What you are asked to do: Repeat the data word for word. Do not include the pictures.

..........

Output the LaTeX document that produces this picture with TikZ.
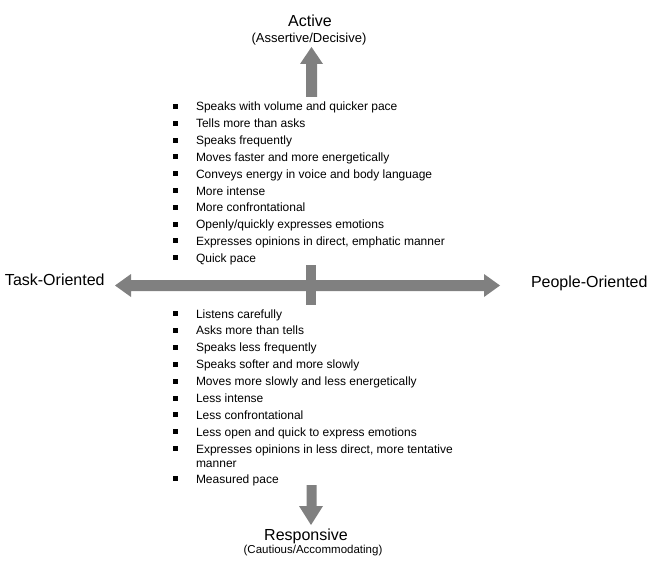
\documentclass[tikz,border=0pt]{standalone}
\usepackage{fontspec}
\setmainfont{Liberation Sans}
\definecolor{arrgray}{RGB}{128,128,128}
\begin{document}
\begin{tikzpicture}[x=1pt, y=-1pt, inner sep=0pt, outer sep=0pt,
	head/.style={font=\fontsize{16}{18}\selectfont, anchor=base},
	sub/.style={font=\fontsize{11.5}{14}\selectfont, anchor=base},
	item/.style={font=\fontsize{12}{14}\selectfont, anchor=base west}]
	
	\useasboundingbox (0,0) rectangle (652,564);
	
	% Mũi tên lên
	\fill[arrgray] (306,97) -- (306,64) -- (300,64) -- (311.5,47)
	-- (323,64) -- (317,64) -- (317,97) -- cycle;
	
	% Mũi tên xuống
	\fill[arrgray] (306.5,485) -- (306.5,506) -- (299,506) -- (311,525)
	-- (323,506) -- (316.5,506) -- (316.5,485) -- cycle;
	
	% Trục ngang hai đầu
	\fill[arrgray] (115,285.5) -- (131,274) -- (131,280) -- (484,280)
	-- (484,274) -- (500,285.5) -- (484,297) -- (484,291) -- (131,291)
	-- (131,297) -- cycle;
	
	% Vạch đứng giữa
	\fill[arrgray] (306,265) rectangle (316,305);
	
	% Nhãn
	\node[head] (act) at (310,27) {Active};
	\node[sub, font=\fontsize{13}{15}\selectfont] (actsub) at (309,43) {(Assertive/Decisive)};
	\node[head] (resp) at (306,540) {Responsive};
	\node[sub] (respsub) at (313,553) {(Cautious/Accommodating)};
	\node[head, anchor=base west] (task) at (5,285) {Task-Oriented};
	\node[head, anchor=base west] (people) at (531,287) {People-Oriented};
	
	% Danh sách trên
	\foreach \t [count=\i] in {Speaks with volume and quicker pace,
		Tells more than asks, Speaks frequently,
		Moves faster and more energetically,
		Conveys energy in voice and body language, More intense,
		More confrontational, Openly/quickly expresses emotions,
		{Expresses opinions in direct, emphatic manner}, Quick pace}{
		\pgfmathsetmacro\yy{111+16.8*(\i-1)}
		\fill (173,\yy-7) rectangle +(5,5);
		\node[item] (up\i) at (196,\yy) {\t};
	}
	
	% Danh sách dưới
	\foreach \t [count=\i] in {Listens carefully, Asks more than tells,
		Speaks less frequently, Speaks softer and more slowly,
		Moves more slowly and less energetically, Less intense,
		Less confrontational, Less open and quick to express emotions,
		{Expresses opinions in less direct, more tentative}}{
		\pgfmathsetmacro\yy{318+16.9*(\i-1)}
		\fill (173,\yy-7) rectangle +(5,5);
		\node[item] (dn\i) at (196,\yy) {\t};
	}
	\node[item] (dn9b) at (196,467) {manner};
	\fill (173,476) rectangle +(5,5);
	\node[item] (dn10) at (196,483) {Measured pace};
	
\end{tikzpicture}
\end{document}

..........

Finished exercise:
Output the LaTeX document that produces this picture with TikZ.
\documentclass[tikz,border=0pt]{standalone}
\usepackage{fontspec}
\setmainfont{Liberation Sans}
\definecolor{arrgray}{RGB}{128,128,128}
\begin{document}
\begin{tikzpicture}[x=1pt, y=-1pt, inner sep=0pt, outer sep=0pt,
	head/.style={font=\fontsize{16}{18}\selectfont, anchor=base},
	sub/.style={font=\fontsize{11.5}{14}\selectfont, anchor=base},
	item/.style={font=\fontsize{12}{14}\selectfont, anchor=base west}]
	
	\useasboundingbox (0,0) rectangle (652,564);
	
	% Mũi tên lên
	\fill[arrgray] (306,97) -- (306,64) -- (300,64) -- (311.5,47)
	-- (323,64) -- (317,64) -- (317,97) -- cycle;
	
	% Mũi tên xuống
	\fill[arrgray] (306.5,485) -- (306.5,506) -- (299,506) -- (311,525)
	-- (323,506) -- (316.5,506) -- (316.5,485) -- cycle;
	
	% Trục ngang hai đầu
	\fill[arrgray] (115,285.5) -- (131,274) -- (131,280) -- (484,280)
	-- (484,274) -- (500,285.5) -- (484,297) -- (484,291) -- (131,291)
	-- (131,297) -- cycle;
	
	% Vạch đứng giữa
	\fill[arrgray] (306,265) rectangle (316,305);
	
	% Nhãn
	\node[head] (act) at (310,27) {Active};
	\node[sub, font=\fontsize{13}{15}\selectfont] (actsub) at (309,43) {(Assertive/Decisive)};
	\node[head] (resp) at (306,540) {Responsive};
	\node[sub] (respsub) at (313,553) {(Cautious/Accommodating)};
	\node[head, anchor=base west] (task) at (5,285) {Task-Oriented};
	\node[head, anchor=base west] (people) at (531,287) {People-Oriented};
	
	% Danh sách trên
	\foreach \t [count=\i] in {Speaks with volume and quicker pace,
		Tells more than asks, Speaks frequently,
		Moves faster and more energetically,
		Conveys energy in voice and body language, More intense,
		More confrontational, Openly/quickly expresses emotions,
		{Expresses opinions in direct, emphatic manner}, Quick pace}{
		\pgfmathsetmacro\yy{111+16.8*(\i-1)}
		\fill (173,\yy-7) rectangle +(5,5);
		\node[item] (up\i) at (196,\yy) {\t};
	}
	
	% Danh sách dưới
	\foreach \t [count=\i] in {Listens carefully, Asks more than tells,
		Speaks less frequently, Speaks softer and more slowly,
		Moves more slowly and less energetically, Less intense,
		Less confrontational, Less open and quick to express emotions,
		{Expresses opinions in less direct, more tentative}}{
		\pgfmathsetmacro\yy{318+16.9*(\i-1)}
		\fill (173,\yy-7) rectangle +(5,5);
		\node[item] (dn\i) at (196,\yy) {\t};
	}
	\node[item] (dn9b) at (196,467) {manner};
	\fill (173,476) rectangle +(5,5);
	\node[item] (dn10) at (196,483) {Measured pace};
	
\end{tikzpicture}
\end{document}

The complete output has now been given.